== Exercise prompt ==
Take the line containing "Emit a Python", the line containing "dates = pd.date_range(end='2026-04-09', periods=131, freq='14D')", and all lines between them, and transcribe them exactly. Leave out pictures.

== Provided material ==
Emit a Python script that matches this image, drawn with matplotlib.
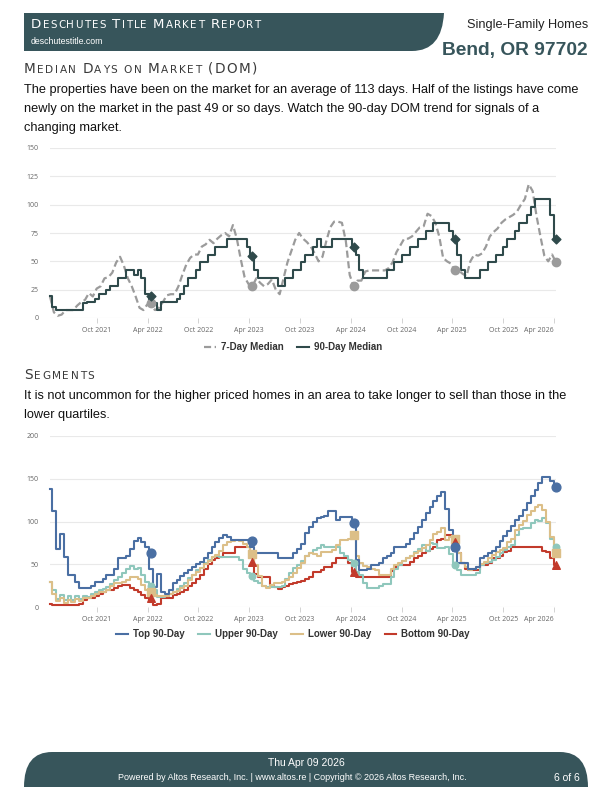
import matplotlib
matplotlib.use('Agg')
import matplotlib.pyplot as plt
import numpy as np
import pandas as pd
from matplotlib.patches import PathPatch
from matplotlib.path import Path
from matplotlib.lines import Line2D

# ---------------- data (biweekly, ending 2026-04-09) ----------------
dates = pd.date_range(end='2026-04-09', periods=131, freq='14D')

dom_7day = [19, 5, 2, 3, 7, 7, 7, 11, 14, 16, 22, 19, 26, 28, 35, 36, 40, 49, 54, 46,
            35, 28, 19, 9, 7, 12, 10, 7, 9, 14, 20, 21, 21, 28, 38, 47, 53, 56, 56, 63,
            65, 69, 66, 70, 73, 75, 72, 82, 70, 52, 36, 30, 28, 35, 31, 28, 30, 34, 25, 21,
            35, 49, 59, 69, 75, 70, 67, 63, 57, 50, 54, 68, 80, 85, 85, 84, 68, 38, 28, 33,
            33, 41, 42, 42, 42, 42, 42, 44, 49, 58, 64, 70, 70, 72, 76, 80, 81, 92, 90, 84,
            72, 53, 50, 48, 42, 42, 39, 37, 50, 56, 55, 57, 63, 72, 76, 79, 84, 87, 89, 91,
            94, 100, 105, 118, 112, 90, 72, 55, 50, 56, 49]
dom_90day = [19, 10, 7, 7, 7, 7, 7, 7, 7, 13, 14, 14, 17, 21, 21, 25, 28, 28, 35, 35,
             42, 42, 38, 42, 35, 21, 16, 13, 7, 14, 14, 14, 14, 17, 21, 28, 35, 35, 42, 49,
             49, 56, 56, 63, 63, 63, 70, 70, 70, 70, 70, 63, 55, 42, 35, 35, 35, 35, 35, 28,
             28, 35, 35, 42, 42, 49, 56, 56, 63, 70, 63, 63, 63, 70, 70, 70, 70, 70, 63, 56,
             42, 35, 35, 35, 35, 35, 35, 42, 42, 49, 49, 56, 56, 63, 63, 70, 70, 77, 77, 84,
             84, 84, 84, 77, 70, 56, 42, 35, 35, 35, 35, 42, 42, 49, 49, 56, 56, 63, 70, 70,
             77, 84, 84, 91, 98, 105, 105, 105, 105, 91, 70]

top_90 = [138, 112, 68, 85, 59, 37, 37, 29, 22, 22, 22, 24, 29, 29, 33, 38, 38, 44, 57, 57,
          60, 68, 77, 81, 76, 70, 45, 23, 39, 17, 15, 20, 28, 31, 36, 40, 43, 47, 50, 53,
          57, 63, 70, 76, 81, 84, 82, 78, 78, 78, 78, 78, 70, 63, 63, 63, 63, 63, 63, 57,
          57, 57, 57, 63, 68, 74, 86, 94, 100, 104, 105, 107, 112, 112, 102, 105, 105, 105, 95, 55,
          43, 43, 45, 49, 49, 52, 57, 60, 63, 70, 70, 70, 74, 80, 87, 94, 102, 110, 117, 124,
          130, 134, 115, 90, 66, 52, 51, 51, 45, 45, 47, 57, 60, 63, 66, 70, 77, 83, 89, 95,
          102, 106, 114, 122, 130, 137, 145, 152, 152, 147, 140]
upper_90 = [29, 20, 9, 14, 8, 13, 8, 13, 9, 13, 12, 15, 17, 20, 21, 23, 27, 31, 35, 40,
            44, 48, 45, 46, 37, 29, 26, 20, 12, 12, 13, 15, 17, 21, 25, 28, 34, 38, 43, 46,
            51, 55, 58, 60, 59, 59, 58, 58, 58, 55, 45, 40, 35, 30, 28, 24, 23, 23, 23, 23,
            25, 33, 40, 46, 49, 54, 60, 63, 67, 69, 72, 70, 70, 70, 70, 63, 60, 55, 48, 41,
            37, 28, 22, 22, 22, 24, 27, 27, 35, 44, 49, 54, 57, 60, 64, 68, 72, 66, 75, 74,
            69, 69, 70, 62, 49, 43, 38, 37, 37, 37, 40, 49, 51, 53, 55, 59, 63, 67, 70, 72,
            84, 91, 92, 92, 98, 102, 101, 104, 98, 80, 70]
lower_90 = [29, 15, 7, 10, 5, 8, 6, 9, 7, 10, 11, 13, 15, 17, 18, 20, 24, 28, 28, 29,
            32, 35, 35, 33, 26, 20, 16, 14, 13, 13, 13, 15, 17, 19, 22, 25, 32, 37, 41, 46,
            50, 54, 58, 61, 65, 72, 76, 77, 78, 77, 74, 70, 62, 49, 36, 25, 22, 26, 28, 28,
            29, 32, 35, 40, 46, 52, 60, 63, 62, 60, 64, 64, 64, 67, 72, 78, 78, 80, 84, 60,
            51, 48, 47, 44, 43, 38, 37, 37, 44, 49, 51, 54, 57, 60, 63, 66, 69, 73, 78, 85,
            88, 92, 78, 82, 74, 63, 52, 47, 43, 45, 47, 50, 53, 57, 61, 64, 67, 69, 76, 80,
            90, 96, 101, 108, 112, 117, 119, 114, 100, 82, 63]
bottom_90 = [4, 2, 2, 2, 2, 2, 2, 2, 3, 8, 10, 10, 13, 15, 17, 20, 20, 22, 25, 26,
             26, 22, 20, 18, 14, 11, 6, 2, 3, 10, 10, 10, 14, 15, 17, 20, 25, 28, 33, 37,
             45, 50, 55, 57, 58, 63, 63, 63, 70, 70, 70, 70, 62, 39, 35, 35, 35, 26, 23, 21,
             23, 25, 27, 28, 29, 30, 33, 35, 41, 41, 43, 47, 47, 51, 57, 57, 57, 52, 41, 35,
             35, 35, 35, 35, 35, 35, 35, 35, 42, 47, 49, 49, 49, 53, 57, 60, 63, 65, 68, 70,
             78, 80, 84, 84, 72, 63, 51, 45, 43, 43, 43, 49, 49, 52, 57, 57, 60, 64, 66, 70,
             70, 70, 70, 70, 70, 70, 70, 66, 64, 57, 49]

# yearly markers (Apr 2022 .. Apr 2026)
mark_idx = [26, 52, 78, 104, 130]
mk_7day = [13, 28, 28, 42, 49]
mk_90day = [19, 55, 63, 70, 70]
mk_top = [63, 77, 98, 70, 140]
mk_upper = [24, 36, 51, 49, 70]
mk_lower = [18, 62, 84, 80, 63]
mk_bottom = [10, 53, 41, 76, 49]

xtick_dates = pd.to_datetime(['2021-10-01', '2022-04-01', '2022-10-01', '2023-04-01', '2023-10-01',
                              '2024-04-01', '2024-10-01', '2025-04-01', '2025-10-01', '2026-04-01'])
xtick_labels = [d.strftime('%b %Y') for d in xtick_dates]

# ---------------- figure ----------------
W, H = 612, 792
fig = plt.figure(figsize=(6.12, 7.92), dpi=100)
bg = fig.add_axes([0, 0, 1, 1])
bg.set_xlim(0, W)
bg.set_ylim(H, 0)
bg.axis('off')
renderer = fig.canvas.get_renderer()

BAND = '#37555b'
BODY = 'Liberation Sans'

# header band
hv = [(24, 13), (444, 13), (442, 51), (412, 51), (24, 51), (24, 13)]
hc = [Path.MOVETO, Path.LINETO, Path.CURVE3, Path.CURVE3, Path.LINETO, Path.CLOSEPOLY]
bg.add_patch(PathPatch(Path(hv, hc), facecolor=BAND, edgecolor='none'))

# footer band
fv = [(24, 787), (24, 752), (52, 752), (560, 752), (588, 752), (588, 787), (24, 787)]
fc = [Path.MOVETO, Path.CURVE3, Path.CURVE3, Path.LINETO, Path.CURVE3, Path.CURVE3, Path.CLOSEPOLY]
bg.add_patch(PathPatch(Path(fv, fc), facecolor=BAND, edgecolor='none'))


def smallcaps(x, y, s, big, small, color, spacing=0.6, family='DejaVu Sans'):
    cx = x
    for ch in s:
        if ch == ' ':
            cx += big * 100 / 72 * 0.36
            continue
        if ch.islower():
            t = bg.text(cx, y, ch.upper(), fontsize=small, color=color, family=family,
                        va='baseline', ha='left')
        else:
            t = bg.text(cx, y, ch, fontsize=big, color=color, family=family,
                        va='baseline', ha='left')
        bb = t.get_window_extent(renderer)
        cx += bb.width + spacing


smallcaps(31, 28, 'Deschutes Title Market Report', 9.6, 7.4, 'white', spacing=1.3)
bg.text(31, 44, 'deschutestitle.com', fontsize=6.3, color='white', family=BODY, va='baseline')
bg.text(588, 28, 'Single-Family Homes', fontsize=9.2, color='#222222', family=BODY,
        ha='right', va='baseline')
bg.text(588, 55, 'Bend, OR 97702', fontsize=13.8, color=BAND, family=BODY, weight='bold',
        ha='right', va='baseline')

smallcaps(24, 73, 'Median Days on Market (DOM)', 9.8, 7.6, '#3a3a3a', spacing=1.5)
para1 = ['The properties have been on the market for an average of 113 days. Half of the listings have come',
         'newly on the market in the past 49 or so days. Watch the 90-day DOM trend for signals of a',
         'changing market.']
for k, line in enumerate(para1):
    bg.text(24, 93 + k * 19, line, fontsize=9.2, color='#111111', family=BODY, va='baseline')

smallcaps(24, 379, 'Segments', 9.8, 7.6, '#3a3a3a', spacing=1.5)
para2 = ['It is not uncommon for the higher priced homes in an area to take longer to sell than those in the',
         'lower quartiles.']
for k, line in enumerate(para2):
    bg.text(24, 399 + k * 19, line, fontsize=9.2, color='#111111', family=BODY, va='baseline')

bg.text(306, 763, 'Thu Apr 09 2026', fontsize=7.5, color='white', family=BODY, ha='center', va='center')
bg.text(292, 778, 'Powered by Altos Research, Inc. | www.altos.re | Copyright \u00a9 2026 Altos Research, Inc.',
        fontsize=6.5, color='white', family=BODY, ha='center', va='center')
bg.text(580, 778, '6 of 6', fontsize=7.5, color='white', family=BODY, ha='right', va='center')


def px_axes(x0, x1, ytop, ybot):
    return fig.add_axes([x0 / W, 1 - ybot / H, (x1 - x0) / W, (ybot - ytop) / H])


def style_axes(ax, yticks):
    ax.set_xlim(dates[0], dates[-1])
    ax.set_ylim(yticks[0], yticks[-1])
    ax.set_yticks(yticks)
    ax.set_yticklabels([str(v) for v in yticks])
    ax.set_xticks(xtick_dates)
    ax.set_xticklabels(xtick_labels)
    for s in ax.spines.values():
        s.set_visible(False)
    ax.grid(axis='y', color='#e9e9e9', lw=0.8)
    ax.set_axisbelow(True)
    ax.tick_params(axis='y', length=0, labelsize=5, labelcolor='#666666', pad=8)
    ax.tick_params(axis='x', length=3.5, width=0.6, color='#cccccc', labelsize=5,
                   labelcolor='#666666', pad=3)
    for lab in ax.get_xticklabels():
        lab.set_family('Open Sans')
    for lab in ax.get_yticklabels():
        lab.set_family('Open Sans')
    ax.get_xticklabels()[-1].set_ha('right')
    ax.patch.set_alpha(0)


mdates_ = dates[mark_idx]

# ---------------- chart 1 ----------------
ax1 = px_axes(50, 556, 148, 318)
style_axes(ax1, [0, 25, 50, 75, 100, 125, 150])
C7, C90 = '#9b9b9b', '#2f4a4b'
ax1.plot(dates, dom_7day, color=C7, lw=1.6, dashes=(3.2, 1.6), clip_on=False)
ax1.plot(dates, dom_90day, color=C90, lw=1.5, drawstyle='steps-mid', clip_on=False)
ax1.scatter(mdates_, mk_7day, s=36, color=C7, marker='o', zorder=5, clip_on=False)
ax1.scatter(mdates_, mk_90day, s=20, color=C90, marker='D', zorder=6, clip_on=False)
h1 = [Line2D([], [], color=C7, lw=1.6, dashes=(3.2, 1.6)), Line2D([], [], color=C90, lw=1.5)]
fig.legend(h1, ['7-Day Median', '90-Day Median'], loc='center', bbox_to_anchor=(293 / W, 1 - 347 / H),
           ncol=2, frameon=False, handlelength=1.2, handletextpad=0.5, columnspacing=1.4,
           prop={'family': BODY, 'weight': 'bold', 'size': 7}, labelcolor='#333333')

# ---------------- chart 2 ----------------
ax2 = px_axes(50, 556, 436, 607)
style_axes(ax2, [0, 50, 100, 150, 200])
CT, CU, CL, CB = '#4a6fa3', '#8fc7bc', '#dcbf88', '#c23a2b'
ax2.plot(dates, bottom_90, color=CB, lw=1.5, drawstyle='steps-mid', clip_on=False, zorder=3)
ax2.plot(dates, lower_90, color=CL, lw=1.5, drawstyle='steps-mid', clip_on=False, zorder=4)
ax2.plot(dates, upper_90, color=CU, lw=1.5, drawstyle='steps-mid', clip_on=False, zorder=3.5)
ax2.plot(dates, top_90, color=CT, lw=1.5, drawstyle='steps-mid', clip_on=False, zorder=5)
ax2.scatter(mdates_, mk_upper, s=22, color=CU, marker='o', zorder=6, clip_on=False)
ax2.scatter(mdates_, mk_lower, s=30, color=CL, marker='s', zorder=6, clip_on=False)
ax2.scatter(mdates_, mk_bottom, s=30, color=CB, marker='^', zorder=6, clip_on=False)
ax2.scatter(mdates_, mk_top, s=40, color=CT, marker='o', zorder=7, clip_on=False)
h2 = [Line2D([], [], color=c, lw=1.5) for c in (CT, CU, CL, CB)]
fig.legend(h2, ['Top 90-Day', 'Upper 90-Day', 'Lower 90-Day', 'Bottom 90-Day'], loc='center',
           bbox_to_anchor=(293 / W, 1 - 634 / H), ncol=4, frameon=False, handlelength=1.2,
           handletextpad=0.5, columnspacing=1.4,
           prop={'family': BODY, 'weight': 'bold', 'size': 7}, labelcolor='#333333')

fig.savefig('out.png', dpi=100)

* * *

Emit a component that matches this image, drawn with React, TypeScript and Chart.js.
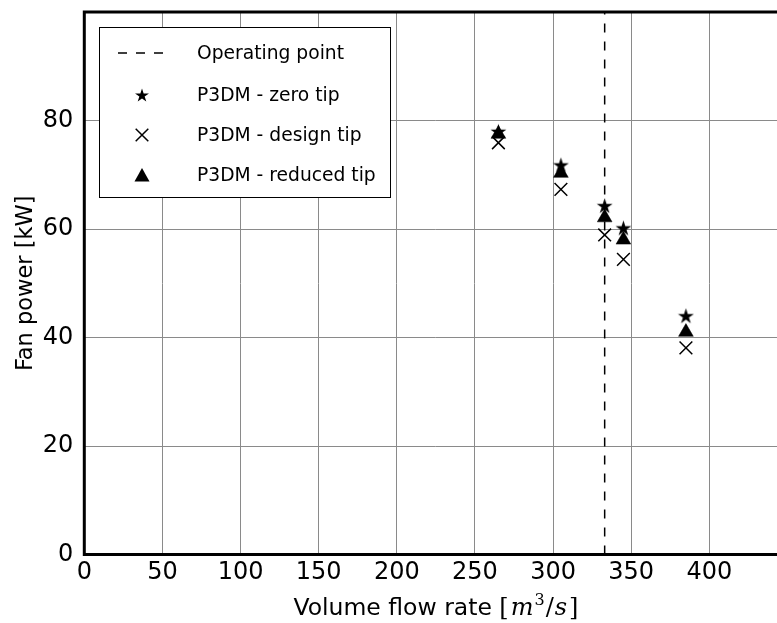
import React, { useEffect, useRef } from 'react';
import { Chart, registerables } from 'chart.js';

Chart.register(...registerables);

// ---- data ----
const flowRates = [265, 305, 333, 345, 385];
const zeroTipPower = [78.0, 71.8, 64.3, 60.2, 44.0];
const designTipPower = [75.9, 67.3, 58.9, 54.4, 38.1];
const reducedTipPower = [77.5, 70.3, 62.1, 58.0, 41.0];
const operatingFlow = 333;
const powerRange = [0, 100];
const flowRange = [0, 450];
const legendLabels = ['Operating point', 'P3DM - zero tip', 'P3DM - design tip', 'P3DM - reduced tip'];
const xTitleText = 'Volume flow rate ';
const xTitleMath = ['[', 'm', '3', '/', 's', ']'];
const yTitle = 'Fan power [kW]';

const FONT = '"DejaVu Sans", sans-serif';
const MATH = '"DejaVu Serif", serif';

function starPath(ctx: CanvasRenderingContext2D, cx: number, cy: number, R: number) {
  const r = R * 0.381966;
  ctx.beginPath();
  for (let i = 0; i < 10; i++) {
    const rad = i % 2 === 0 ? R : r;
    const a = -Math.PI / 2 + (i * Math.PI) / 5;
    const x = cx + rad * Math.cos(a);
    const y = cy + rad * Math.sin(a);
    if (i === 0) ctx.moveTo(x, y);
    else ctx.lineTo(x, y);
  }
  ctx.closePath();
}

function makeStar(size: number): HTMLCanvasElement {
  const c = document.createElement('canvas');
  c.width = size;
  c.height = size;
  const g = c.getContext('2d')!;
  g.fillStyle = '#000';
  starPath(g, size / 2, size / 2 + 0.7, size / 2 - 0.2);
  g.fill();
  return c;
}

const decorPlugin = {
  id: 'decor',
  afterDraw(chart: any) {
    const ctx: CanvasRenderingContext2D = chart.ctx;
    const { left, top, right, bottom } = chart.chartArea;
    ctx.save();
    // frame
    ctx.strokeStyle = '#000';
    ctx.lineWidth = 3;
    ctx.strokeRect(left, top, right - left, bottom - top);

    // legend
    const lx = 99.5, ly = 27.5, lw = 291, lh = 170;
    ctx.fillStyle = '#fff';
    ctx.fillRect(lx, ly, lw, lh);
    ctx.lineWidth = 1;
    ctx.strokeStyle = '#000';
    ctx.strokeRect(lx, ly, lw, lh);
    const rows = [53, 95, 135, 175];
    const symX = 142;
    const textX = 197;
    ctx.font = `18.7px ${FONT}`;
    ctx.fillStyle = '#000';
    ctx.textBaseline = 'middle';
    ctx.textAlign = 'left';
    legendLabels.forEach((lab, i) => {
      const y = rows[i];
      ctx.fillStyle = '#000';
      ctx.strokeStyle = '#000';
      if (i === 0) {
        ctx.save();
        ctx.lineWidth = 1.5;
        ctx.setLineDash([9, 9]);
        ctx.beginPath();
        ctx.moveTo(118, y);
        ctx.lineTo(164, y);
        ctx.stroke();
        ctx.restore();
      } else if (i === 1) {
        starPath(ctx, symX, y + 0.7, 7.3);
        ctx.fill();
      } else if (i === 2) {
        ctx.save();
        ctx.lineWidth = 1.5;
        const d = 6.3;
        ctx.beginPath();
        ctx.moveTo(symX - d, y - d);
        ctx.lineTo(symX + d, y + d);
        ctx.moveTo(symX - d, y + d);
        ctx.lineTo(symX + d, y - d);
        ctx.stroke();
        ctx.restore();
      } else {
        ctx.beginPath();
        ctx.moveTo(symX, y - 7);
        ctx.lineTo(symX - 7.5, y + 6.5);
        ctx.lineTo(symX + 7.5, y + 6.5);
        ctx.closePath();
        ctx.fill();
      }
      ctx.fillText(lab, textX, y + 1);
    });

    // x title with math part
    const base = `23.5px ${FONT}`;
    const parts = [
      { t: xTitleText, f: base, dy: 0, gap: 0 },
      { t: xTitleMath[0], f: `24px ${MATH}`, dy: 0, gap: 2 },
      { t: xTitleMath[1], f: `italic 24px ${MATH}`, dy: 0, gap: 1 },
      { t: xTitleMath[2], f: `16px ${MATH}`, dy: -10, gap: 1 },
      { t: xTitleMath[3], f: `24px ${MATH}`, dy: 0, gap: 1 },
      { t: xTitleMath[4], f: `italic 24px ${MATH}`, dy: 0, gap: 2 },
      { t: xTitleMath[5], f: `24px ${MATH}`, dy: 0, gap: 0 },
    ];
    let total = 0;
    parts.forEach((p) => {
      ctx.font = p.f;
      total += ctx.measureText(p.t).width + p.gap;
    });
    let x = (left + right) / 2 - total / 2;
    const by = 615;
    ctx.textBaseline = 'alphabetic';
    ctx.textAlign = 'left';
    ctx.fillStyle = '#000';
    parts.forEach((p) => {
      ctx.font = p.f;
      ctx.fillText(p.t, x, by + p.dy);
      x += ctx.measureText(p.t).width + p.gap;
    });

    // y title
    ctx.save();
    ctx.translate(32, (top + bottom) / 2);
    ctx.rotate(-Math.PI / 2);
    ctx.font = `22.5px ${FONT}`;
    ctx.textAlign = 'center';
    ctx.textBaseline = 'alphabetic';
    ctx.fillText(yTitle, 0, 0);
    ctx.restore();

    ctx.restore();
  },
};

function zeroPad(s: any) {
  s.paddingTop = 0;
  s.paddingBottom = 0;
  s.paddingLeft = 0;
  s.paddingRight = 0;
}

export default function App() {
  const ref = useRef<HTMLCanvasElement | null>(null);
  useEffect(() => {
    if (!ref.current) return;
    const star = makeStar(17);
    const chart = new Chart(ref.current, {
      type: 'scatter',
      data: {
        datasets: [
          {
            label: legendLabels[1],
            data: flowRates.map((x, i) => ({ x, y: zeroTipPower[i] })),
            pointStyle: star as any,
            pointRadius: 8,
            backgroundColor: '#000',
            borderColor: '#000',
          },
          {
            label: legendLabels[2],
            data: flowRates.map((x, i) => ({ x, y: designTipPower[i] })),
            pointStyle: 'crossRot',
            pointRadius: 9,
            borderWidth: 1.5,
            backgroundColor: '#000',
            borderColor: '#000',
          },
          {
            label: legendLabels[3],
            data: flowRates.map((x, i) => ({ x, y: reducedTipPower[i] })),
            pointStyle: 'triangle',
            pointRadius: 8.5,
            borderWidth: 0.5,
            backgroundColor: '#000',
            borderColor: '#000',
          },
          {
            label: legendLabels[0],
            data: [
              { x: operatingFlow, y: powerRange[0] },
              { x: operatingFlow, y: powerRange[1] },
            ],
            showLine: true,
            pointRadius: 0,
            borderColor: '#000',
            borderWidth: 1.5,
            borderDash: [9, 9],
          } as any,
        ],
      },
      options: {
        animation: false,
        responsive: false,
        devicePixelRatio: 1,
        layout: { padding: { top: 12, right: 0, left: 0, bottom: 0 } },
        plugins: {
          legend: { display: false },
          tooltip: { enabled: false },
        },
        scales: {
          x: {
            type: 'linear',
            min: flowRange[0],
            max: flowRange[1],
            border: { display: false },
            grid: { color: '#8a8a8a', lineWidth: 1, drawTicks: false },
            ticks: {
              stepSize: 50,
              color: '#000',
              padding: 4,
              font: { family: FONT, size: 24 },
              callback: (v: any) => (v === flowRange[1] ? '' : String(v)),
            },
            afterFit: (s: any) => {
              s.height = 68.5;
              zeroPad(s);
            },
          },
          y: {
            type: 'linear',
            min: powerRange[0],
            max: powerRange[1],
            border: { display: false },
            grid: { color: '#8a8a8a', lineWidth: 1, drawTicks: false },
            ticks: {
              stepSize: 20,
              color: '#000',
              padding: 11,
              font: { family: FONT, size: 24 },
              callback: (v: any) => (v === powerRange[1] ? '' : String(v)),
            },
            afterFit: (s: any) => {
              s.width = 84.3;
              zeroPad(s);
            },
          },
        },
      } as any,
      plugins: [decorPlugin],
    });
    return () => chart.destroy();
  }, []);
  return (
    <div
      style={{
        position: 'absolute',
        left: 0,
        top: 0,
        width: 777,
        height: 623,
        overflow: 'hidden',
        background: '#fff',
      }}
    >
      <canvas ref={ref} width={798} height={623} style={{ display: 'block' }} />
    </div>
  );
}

== Solution for this task ==
Emit a Python script that matches this image, drawn with matplotlib.
import matplotlib
matplotlib.use('Agg')
import matplotlib.pyplot as plt
import numpy as np
import pandas as pd
from matplotlib.patches import PathPatch
from matplotlib.path import Path
from matplotlib.lines import Line2D

# ---------------- data (biweekly, ending 2026-04-09) ----------------
dates = pd.date_range(end='2026-04-09', periods=131, freq='14D')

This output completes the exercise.